On December 18, 2016, the Spurs raised that number 21 to the rafters. It was a typical Tim Duncan ceremony—short, emotional, and mostly about other people. Coach Popovich famously said Duncan was "the most real, consistent, true person" he’d ever met.

When you wear that jersey, you’re representing that consistency. You aren't wearing a "flavor of the week" jersey. You're wearing a symbol of a two-decade dynasty.

I’ve noticed that in San Antonio, wearing a Duncan jersey is like a secret handshake. It doesn't matter if it's a beat-up replica from 2004 or a brand-new $300 Nike Authentic. It’s about the respect.

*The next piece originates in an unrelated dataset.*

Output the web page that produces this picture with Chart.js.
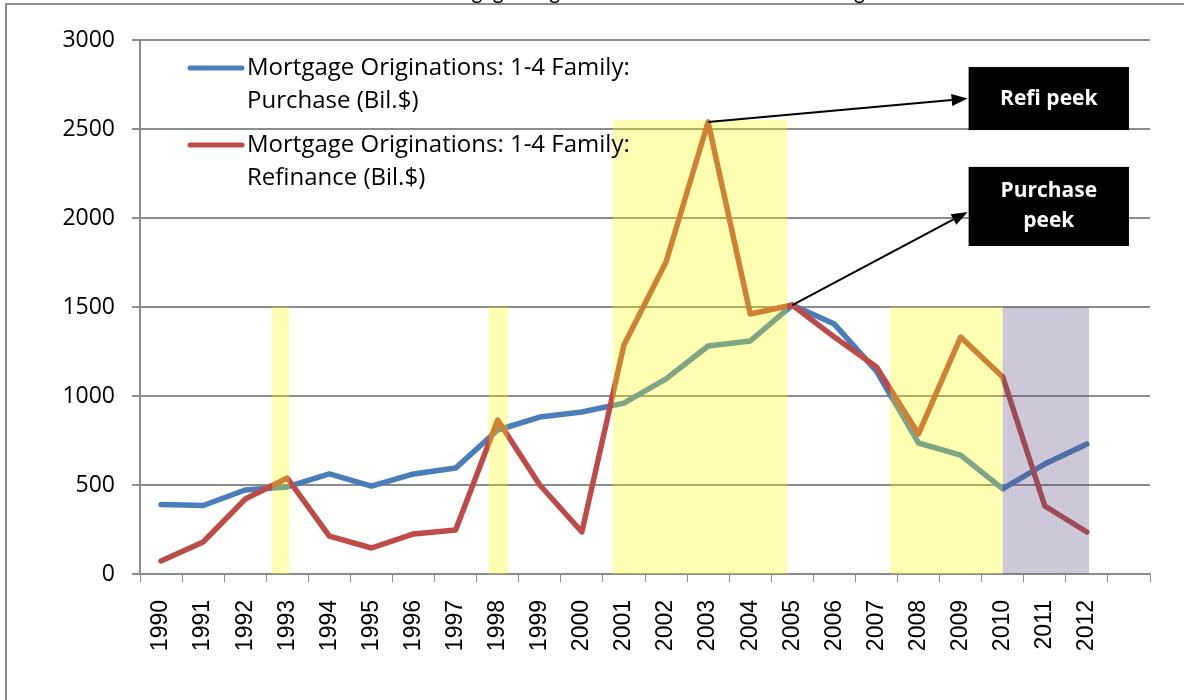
<!DOCTYPE html>
<html>
<head>
<meta charset="utf-8">
<script src="https://cdn.jsdelivr.net/npm/chart.js@4.4.1/dist/chart.umd.min.js"></script>
<style>
html, body { margin: 0; padding: 0; background: #fff; }
#wrap { position: relative; width: 1184px; height: 700px; }
</style>
</head>
<body>
<div id="wrap"><canvas id="mortgageChart" width="1184" height="700"></canvas></div>
<script>
// Data
var years = ['1990', '1991', '1992', '1993', '1994', '1995', '1996', '1997', '1998', '1999',
             '2000', '2001', '2002', '2003', '2004', '2005', '2006', '2007', '2008', '2009',
             '2010', '2011', '2012', ''];
var purchase  = [390, 385, 472, 489, 562, 494, 562, 595, 809, 882, 910, 960, 1096, 1281, 1309, 1511,
                 1404, 1140, 736, 668, 478, 618, 730];
var refinance = [73, 180, 421, 539, 213, 146, 225, 247, 865, 500, 236, 1287, 1753, 2539, 1461, 1511,
                 1331, 1163, 787, 1331, 1107, 382, 236];
var yTicks = [0, 500, 1000, 1500, 2000, 2500, 3000];

// Highlighted periods (category index units) and how high they reach
var shadeStart = [2.64, 7.79, 10.74, 17.33, 20.0];
var shadeEnd   = [3.05, 8.24, 14.88, 20.0, 22.05];
var shadeTop   = [1500, 1500, 2550, 1500, 1500];
var shadeKind  = ['yellow', 'yellow', 'yellow', 'yellow', 'purple'];

var titleText = 'Mortgage Originations: Purchase vs Refinancing';
var purchaseLabel = ['Mortgage Originations: 1-4 Family:', 'Purchase (Bil.$)'];
var refinanceLabel = ['Mortgage Originations: 1-4 Family:', 'Refinance (Bil.$)'];

var BLUE = '#4A7EBB';
var RED = '#BE4B48';
var GRID = '#8c8c8c';

// boxes are placed in data units so they follow the scales
var callouts = [
    { lines: ['Refi peek'], x0: 19.19, x1: 23.0, yTop: 2848, yBot: 2494, from: 'refi', arrowY: 0.5 },
    { lines: ['Purchase', 'peek'], x0: 19.19, x1: 23.0, yTop: 2287, yBot: 1843, from: 'purchase', arrowY: 0.57 }
];

var shadePlugin = {
    id: 'shade',
    afterDatasetsDraw: function(chart) {
        var ctx = chart.ctx, xs = chart.scales.x, ys = chart.scales.y;
        ctx.save();
        for (var i = 0; i < shadeStart.length; i++) {
            var x0 = xs.getPixelForValue(shadeStart[i]);
            var x1 = xs.getPixelForValue(shadeEnd[i]);
            var y0 = ys.getPixelForValue(shadeTop[i]);
            var y1 = ys.getPixelForValue(0);
            ctx.fillStyle = shadeKind[i] === 'purple' ? 'rgba(88,72,122,0.3)' : 'rgba(255,255,0,0.3)';
            ctx.fillRect(x0, y0, x1 - x0, y1 - y0);
        }
        ctx.restore();
    }
};

function arrow(ctx, x0, y0, x1, y1) {
    var ang = Math.atan2(y1 - y0, x1 - x0);
    var len = 16, w = 6;
    ctx.beginPath();
    ctx.moveTo(x0, y0);
    ctx.lineTo(x1 - Math.cos(ang) * len, y1 - Math.sin(ang) * len);
    ctx.stroke();
    ctx.beginPath();
    ctx.moveTo(x1, y1);
    ctx.lineTo(x1 - Math.cos(ang) * len - Math.sin(ang) * w, y1 - Math.sin(ang) * len + Math.cos(ang) * w);
    ctx.lineTo(x1 - Math.cos(ang) * len + Math.sin(ang) * w, y1 - Math.sin(ang) * len - Math.cos(ang) * w);
    ctx.closePath();
    ctx.fill();
}

var decorPlugin = {
    id: 'decor',
    afterDraw: function(chart) {
        var ctx = chart.ctx, xs = chart.scales.x, ys = chart.scales.y;
        ctx.save();

        // outer frame
        ctx.strokeStyle = GRID;
        ctx.lineWidth = 2;
        ctx.strokeRect(6, 4, 1220, 720);

        // title, mostly cut off by the top edge
        ctx.fillStyle = '#000';
        ctx.font = '21px Lato';
        ctx.textAlign = 'center';
        ctx.textBaseline = 'alphabetic';
        ctx.fillText(titleText, 645, -1);

        // legend
        var entries = [[purchaseLabel, BLUE, 68], [refinanceLabel, RED, 145]];
        ctx.textAlign = 'left';
        ctx.textBaseline = 'middle';
        entries.forEach(function(e) {
            ctx.strokeStyle = e[1];
            ctx.lineWidth = 5;
            ctx.lineCap = 'round';
            ctx.beginPath();
            ctx.moveTo(190, e[2]);
            ctx.lineTo(242, e[2]);
            ctx.stroke();
            ctx.fillStyle = '#000';
            ctx.font = '24px "Open Sans"';
            ctx.fillText(e[0][0], 247, e[2]);
            ctx.fillText(e[0][1], 247, e[2] + 33);
        });

        // callout boxes with arrows
        callouts.forEach(function(c) {
            var bx0 = xs.getPixelForValue(c.x0), bx1 = xs.getPixelForValue(c.x1);
            var by0 = ys.getPixelForValue(c.yTop), by1 = ys.getPixelForValue(c.yBot);
            var src = c.from === 'refi' ? refinance : purchase;
            var peak = src.indexOf(Math.max.apply(null, src));
            var px = xs.getPixelForValue(peak), py = ys.getPixelForValue(src[peak]);
            ctx.strokeStyle = '#000';
            ctx.fillStyle = '#000';
            ctx.lineWidth = 2;
            ctx.lineCap = 'butt';
            arrow(ctx, px, py, bx0 - 1, by0 + (by1 - by0) * c.arrowY);
            ctx.fillRect(bx0, by0, bx1 - bx0, by1 - by0);
            ctx.fillStyle = '#fff';
            ctx.font = 'bold 21px "Open Sans"';
            ctx.textAlign = 'center';
            var cy = (by0 + by1) / 2 - (c.lines.length - 1) * 15;
            c.lines.forEach(function(t, k) {
                ctx.fillText(t, (bx0 + bx1) / 2, cy + k * 30);
            });
        });
        ctx.restore();
    }
};

var ctx = document.getElementById('mortgageChart').getContext('2d');
var chart = new Chart(ctx, {
    type: 'line',
    data: {
        labels: years,
        datasets: [{
            label: purchaseLabel.join(' '),
            data: purchase,
            borderColor: BLUE,
            borderWidth: 5.5,
            pointRadius: 0,
            tension: 0,
            borderCapStyle: 'round',
            borderJoinStyle: 'round',
            order: 1
        }, {
            label: refinanceLabel.join(' '),
            data: refinance,
            borderColor: RED,
            borderWidth: 5.5,
            pointRadius: 0,
            tension: 0,
            borderCapStyle: 'round',
            borderJoinStyle: 'round',
            order: 0
        }]
    },
    options: {
        responsive: false,
        animation: false,
        devicePixelRatio: 1,
        layout: { padding: { top: 40, right: 34, left: 0, bottom: 0 } },
        plugins: {
            legend: { display: false },
            tooltip: { enabled: false },
            title: { display: false }
        },
        scales: {
            x: {
                offset: true,
                grid: { offset: true, drawOnChartArea: false, drawTicks: true, tickLength: 8, color: GRID },
                border: { color: GRID, width: 2 },
                ticks: {
                    autoSkip: false,
                    maxRotation: 90,
                    minRotation: 90,
                    padding: 18,
                    color: '#000',
                    font: { family: 'Liberation Sans', size: 23 }
                },
                afterFit: function(scale) { scale.height = 126; }
            },
            y: {
                min: 0,
                max: 3000,
                afterBuildTicks: function(scale) {
                    scale.ticks = yTicks.map(function(v) { return { value: v }; });
                },
                grid: { color: GRID, lineWidth: 2, tickLength: 8 },
                border: { color: GRID, width: 2 },
                ticks: {
                    padding: 17,
                    color: '#000',
                    font: { family: 'Open Sans', size: 23 },
                    callback: function(v) { return String(v); }
                },
                afterFit: function(scale) { scale.width = 140; }
            }
        }
    },
    plugins: [shadePlugin, decorPlugin]
});
</script>
</body>
</html>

Buying Guide: Where to Actually Look

If you're ready to grab one, don't just type it into a random search engine and click the first link. That's how you end up with a jersey shipped from a basement that smells like glue.

  • The Official Spurs Fan Shop: This is your best bet for the newest Nike "Icon" or "Association" versions. They sometimes stock the Duncan classics, especially during "Decade Nights."
  • Mitchell & Ness: They hold the license for the "Hardwood Classics." Their "Authentic" line is expensive ($200-$300) but it’s 1:1 with what was worn on the court. Their "Swingman" line is a great middle ground at around $130.
  • eBay and Grailed: Great for finding the 90s Champion or 2000s Reebok stuff. Just remember my "marshmallow man" rule for the NBA logo. Ask for photos of the inside tags.
  • Pristine Auction: If you want something signed. Duncan doesn't sign a lot, so a certified autographed jersey is basically an investment at this point.

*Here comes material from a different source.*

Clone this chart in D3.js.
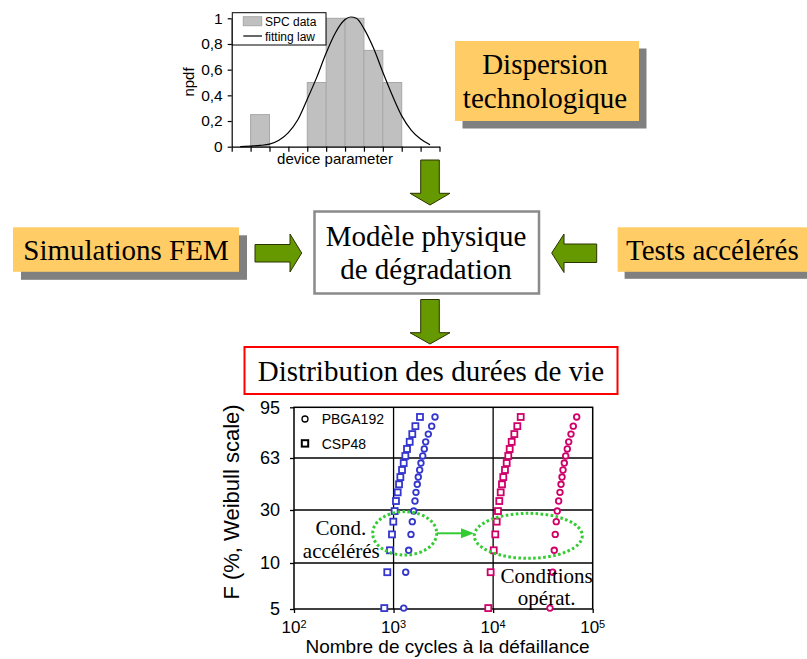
<!DOCTYPE html>
<html>
<head>
<meta charset="utf-8">
<script src="https://cdn.jsdelivr.net/npm/d3@7"></script>
<style>
  body { margin: 0; background: #fff; }
  svg { display: block; }
</style>
</head>
<body>
<script>
// --- histogram (top) ---
const bins = [0, 1, 2, 3, 4, 5, 6, 7, 8, 9, 10]
const npdf = [0, 0.25, 0, 0, 0.5, 1, 1, 0.75, 0.5, 0, 0]
const fitX = [0.45, 1, 1.5, 2, 2.5, 3, 3.5, 4, 4.5, 5, 5.5, 6, 6.3, 6.6, 7, 7.5, 8, 8.5, 9, 9.5, 10, 10.5]
const fitY = [0, 0.005, 0.01, 0.02, 0.05, 0.11, 0.21, 0.37, 0.54, 0.73, 0.89, 0.99, 1.01, 1.0, 0.92, 0.77, 0.58, 0.40, 0.24, 0.13, 0.06, 0.015]
const npdfTicks = [0, 0.2, 0.4, 0.6, 0.8, 1]
const npdfLabels = ['0', '0,2', '0,4', '0,6', '0,8', '1']

// --- Weibull plot (bottom) ---
const fRank = [88.9, 83.1, 78.1, 73.2, 68.7, 64.3, 59.8, 55.4, 50.9, 46.3, 41.2, 35.7, 29.6, 25.6, 20.8, 14.8, 9.0, 5.1]
const cspAccel = [1842, 1656, 1542, 1452, 1365, 1313, 1264, 1216, 1170, 1135, 1100, 1057, 1025, 994, 964, 920, 865, 807]
const pbgaAccel = [2607, 2415, 2233, 2102, 2035, 1963, 1884, 1829, 1771, 1730, 1679, 1641, 1592, 1542, 1496, 1419, 1324, 1265]
const cspOper = [18920, 17490, 16330, 15360, 14660, 14190, 13680, 13150, 12650, 12270, 11910, 11530, 11190, 10860, 10510, 10140, 9440, 8940]
const pbgaOper = [69040, 63830, 60530, 57410, 55580, 53570, 51870, 50330, 49180, 48070, 46920, 45500, 44050, 43050, 42070, 41110, 39630, 37240]
const fTicks = [5, 10, 30, 63, 95]
const fGrid = [10, 30, 63]
const cycleTicks = [100, 1000, 10000, 100000]
const cycleGrid = [1000, 10000]

const w = 807
const h = 659
const sans = "Arial, 'Liberation Sans', sans-serif"
const serif = "'Times New Roman', 'Liberation Serif', serif"
const orange = '#ffcc66'
const shadow = '#808080'
const arrowGreen = '#669900'
const blue = '#3436cc'
const pink = '#d0006a'

const svg = d3.select('body').append('svg')
  .attr('width', w)
  .attr('height', h)

// ---------- histogram ----------
const hx = d3.scaleLinear().domain([0, 11]).range([231.7, 439.5])
const hy = d3.scaleLinear().domain([0, 1]).range([146.7, 18.3])

svg.append('g')
  .selectAll('rect')
  .data(bins)
  .enter()
  .filter((d, i) => npdf[i] > 0)
  .append('rect')
  .attr('x', d => hx(d))
  .attr('y', d => hy(npdf[d]))
  .attr('width', d => hx(d + 1) - hx(d))
  .attr('height', d => hy(0) - hy(npdf[d]))
  .attr('fill', '#c0c0c0')
  .attr('stroke', '#a8a8a8')
  .attr('stroke-width', 1)

const fitLine = d3.line()
  .x((d, i) => hx(fitX[i]))
  .y(d => hy(d))
  .curve(d3.curveMonotoneX)

svg.append('path')
  .attr('d', fitLine(fitY))
  .attr('fill', 'none')
  .attr('stroke', '#000')
  .attr('stroke-width', 1.2)

const hxAxis = svg.append('g')
  .attr('transform', `translate(0, ${hy(0)})`)
  .call(d3.axisBottom(hx).tickValues(d3.range(0, 12)).tickFormat('').tickSize(5).tickSizeOuter(0))
const hyAxis = svg.append('g')
  .attr('transform', `translate(${hx(0)}, 0)`)
  .call(d3.axisLeft(hy).tickValues(npdfTicks).tickFormat((d, i) => npdfLabels[i]).tickSize(4).tickPadding(5).tickSizeOuter(0))
;[hxAxis, hyAxis].forEach(a => {
  a.selectAll('path, line').attr('stroke', '#000').attr('stroke-width', 1.2)
  a.selectAll('text').attr('font-family', sans).attr('font-size', 15.5).attr('fill', '#000')
})

svg.append('text')
  .attr('transform', 'translate(194, 82) rotate(-90)')
  .attr('text-anchor', 'middle')
  .attr('font-family', sans)
  .attr('font-size', 15)
  .text('npdf')

svg.append('text')
  .attr('x', 335)
  .attr('y', 163.5)
  .attr('text-anchor', 'middle')
  .attr('font-family', sans)
  .attr('font-size', 15)
  .text('device parameter')

// histogram legend
svg.append('rect')
  .attr('x', 232.3).attr('y', 12.7).attr('width', 93.7).attr('height', 32.3)
  .attr('fill', '#fff').attr('stroke', '#000').attr('stroke-width', 1)
svg.append('rect')
  .attr('x', 243.3).attr('y', 16.7).attr('width', 18.4).attr('height', 9)
  .attr('fill', '#c0c0c0').attr('stroke', '#a8a8a8')
svg.append('line')
  .attr('x1', 243.3).attr('x2', 262).attr('y1', 36).attr('y2', 36)
  .attr('stroke', '#000').attr('stroke-width', 1.2)
svg.append('text').attr('x', 265).attr('y', 25.5)
  .attr('font-family', sans).attr('font-size', 12).text('SPC data')
svg.append('text').attr('x', 265).attr('y', 40.5)
  .attr('font-family', sans).attr('font-size', 12).text('fitting law')

// ---------- boxes ----------
const shadowBox = (x, y, bw, bh, off) => {
  svg.append('rect').attr('x', x + off).attr('y', y + off).attr('width', bw).attr('height', bh).attr('fill', shadow)
  svg.append('rect').attr('x', x).attr('y', y).attr('width', bw).attr('height', bh).attr('fill', orange)
}
const serifText = (x, y, txt, anchor = 'middle', size = 29) => {
  svg.append('text')
    .attr('x', x).attr('y', y)
    .attr('text-anchor', anchor)
    .attr('font-family', serif)
    .attr('font-size', size)
    .attr('fill', '#000')
    .text(txt)
}

shadowBox(455, 41, 184, 80, 7.5)
serifText(545, 73.5, 'Dispersion')
serifText(545, 107.5, 'technologique')

shadowBox(13, 227.3, 226, 44.5, 8)
serifText(126, 260, 'Simulations FEM')

shadowBox(617.6, 227.3, 200, 44.5, 7)
serifText(626, 260, 'Tests accélérés', 'start')

svg.append('rect')
  .attr('x', 314.5).attr('y', 211.5).attr('width', 224.5).attr('height', 82)
  .attr('fill', '#fff').attr('stroke', '#8a8a8a').attr('stroke-width', 2.5)
serifText(426, 246, 'Modèle physique')
serifText(426, 279, 'de dégradation')

svg.append('rect')
  .attr('x', 244.5).attr('y', 347).attr('width', 373).attr('height', 47)
  .attr('fill', '#fff').attr('stroke', '#ff0000').attr('stroke-width', 2)
serifText(431, 381, 'Distribution des durées de vie')

// ---------- block arrows ----------
const drawArrow = pts => {
  svg.append('polygon')
    .attr('points', pts.map(p => p.join(',')).join(' '))
    .attr('fill', arrowGreen)
    .attr('stroke', '#2b3300')
    .attr('stroke-width', 1)
}
// down arrows: centre x, top, head base, tip
const downArrow = (cx, top, base, tip) => drawArrow([
  [cx - 9.3, top], [cx + 9.3, top], [cx + 9.3, base], [cx + 20, base],
  [cx, tip], [cx - 20, base], [cx - 9.3, base]
])
downArrow(430, 160, 193.3, 205)
downArrow(430, 299.5, 332.7, 344)
// horizontal arrows
drawArrow([[255, 244.5], [290, 244.5], [290, 234], [301.7, 253], [290, 272], [290, 262], [255, 262]])
drawArrow([[596.7, 244], [564, 244], [564, 234], [551.7, 253], [564, 272.5], [564, 262.5], [596.7, 262.5]])

// ---------- Weibull plot ----------
const wx = d3.scaleLog().domain([100, 100000]).range([294, 592.7])
const wy = d3.scaleLinear().domain(fTicks).range([609, 563, 510, 458, 407.3])

const gGrid = svg.append('g').attr('stroke', '#000').attr('stroke-width', 1.3)
gGrid.selectAll('.vg').data(cycleGrid).enter().append('line')
  .attr('x1', d => wx(d)).attr('x2', d => wx(d))
  .attr('y1', wy(95)).attr('y2', wy(5))
gGrid.selectAll('.hg').data(fGrid).enter().append('line')
  .attr('x1', wx(100)).attr('x2', wx(100000))
  .attr('y1', d => wy(d)).attr('y2', d => wy(d))

svg.append('rect')
  .attr('x', wx(100)).attr('y', wy(95))
  .attr('width', wx(100000) - wx(100)).attr('height', wy(5) - wy(95))
  .attr('fill', 'none').attr('stroke', '#000').attr('stroke-width', 1.5)

const wyAxis = svg.append('g')
  .attr('transform', `translate(${wx(100)}, 0)`)
  .call(d3.axisLeft(wy).tickValues(fTicks).tickFormat(d => d).tickSize(4).tickPadding(10).tickSizeOuter(0))
const wxAxis = svg.append('g')
  .attr('transform', `translate(0, ${wy(5)})`)
  .call(d3.axisBottom(wx).tickValues(cycleTicks).tickFormat('').tickSize(4).tickSizeOuter(0))
;[wyAxis, wxAxis].forEach(a => {
  a.select('.domain').remove()
  a.selectAll('line').attr('stroke', '#000').attr('stroke-width', 1.3)
})
wyAxis.selectAll('text').attr('font-family', sans).attr('font-size', 18).attr('fill', '#000')

const xLabels = svg.append('g')
  .attr('font-family', sans)
  .attr('fill', '#000')
  .selectAll('text')
  .data(cycleTicks)
  .enter()
  .append('text')
  .attr('x', d => wx(d))
  .attr('y', 633.3)
  .attr('text-anchor', 'middle')
xLabels.append('tspan').attr('font-size', 17).text('10')
xLabels.append('tspan').attr('font-size', 11).attr('dy', -5).text(d => Math.round(Math.log10(d)))

svg.append('text')
  .attr('x', 447.5).attr('y', 653.3)
  .attr('text-anchor', 'middle')
  .attr('font-family', sans).attr('font-size', 19)
  .text('Nombre de cycles à la défaillance')

svg.append('text')
  .attr('transform', 'translate(239, 502) rotate(-90)')
  .attr('text-anchor', 'middle')
  .attr('font-family', sans).attr('font-size', 22)
  .text('F (%, Weibull scale)')

// markers
const drawCircles = (cycles, color) => {
  svg.append('g').selectAll('circle')
    .data(cycles)
    .enter()
    .append('circle')
    .attr('cx', d => wx(d))
    .attr('cy', (d, i) => wy(fRank[i]))
    .attr('r', 2.8)
    .attr('fill', '#fff')
    .attr('stroke', color)
    .attr('stroke-width', 1.8)
}
const drawSquares = (cycles, color) => {
  svg.append('g').selectAll('rect')
    .data(cycles)
    .enter()
    .append('rect')
    .attr('x', d => wx(d) - 3)
    .attr('y', (d, i) => wy(fRank[i]) - 3)
    .attr('width', 6)
    .attr('height', 6)
    .attr('fill', '#fff')
    .attr('stroke', color)
    .attr('stroke-width', 1.8)
}
drawSquares(cspAccel, blue)
drawCircles(pbgaAccel, blue)
drawSquares(cspOper, pink)
drawCircles(pbgaOper, pink)

// legend
svg.append('circle').attr('cx', 305).attr('cy', 419).attr('r', 3)
  .attr('fill', '#fff').attr('stroke', '#000').attr('stroke-width', 1.3)
svg.append('rect').attr('x', 301.8).attr('y', 440.2).attr('width', 6.4).attr('height', 6.4)
  .attr('fill', '#fff').attr('stroke', '#000').attr('stroke-width', 2)
svg.append('text').attr('x', 321.7).attr('y', 423.5)
  .attr('font-family', sans).attr('font-size', 14).text('PBGA192')
svg.append('text').attr('x', 321.7).attr('y', 448.5)
  .attr('font-family', sans).attr('font-size', 14).text('CSP48')

// dotted ellipses and arrow
const dotGreen = '#33cc33'
svg.append('ellipse')
  .attr('cx', 404.7).attr('cy', 533.3).attr('rx', 32).attr('ry', 21.7)
  .attr('fill', 'none').attr('stroke', dotGreen).attr('stroke-width', 3)
  .attr('stroke-dasharray', '2.6 2.4')
svg.append('ellipse')
  .attr('cx', 528.3).attr('cy', 535.8).attr('rx', 54).attr('ry', 22.5)
  .attr('fill', 'none').attr('stroke', dotGreen).attr('stroke-width', 3)
  .attr('stroke-dasharray', '2.6 2.4')
svg.append('line')
  .attr('x1', 436.7).attr('x2', 463).attr('y1', 533.3).attr('y2', 533.3)
  .attr('stroke', dotGreen).attr('stroke-width', 2)
svg.append('polygon')
  .attr('points', '461,528.3 474,533.3 461,538.3')
  .attr('fill', dotGreen)

serifText(341, 535, 'Cond.', 'middle', 21)
serifText(341.3, 558.3, 'accélérés', 'middle', 21)
serifText(546.7, 583.3, 'Conditions', 'middle', 21)
serifText(546.7, 605, 'opérat.', 'middle', 21)
</script>
</body>
</html>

Actionable Next Steps for Your Collection

  1. Decide on your "Era": Do you want the 90s mesh look (Champion), the 2000s championship look (Adidas), or the high-quality retro (Mitchell & Ness)?
  2. Verify the Stitching: If you're buying "Stitched," ensure the letters are individual pieces of tackle twill, not a single plastic-feeling patch.
  3. Check the Length: Measure a shirt you like and compare it to the "Length +2" or "Length +4" markings often found on authentic NBA jerseys.
  4. Preserve the Legend: If you get a stitched jersey, never put it in the dryer. The heat will warp the numbers and make them "bubble." Always hang dry.

Buying a San Antonio Spurs Tim Duncan jersey is basically buying a piece of NBA history. It’s the ultimate "real fan" apparel. Whether you're at the park or a bar, it’s a jersey that never goes out of style because winning never goes out of style. Just make sure the spur logo actually looks like a spur.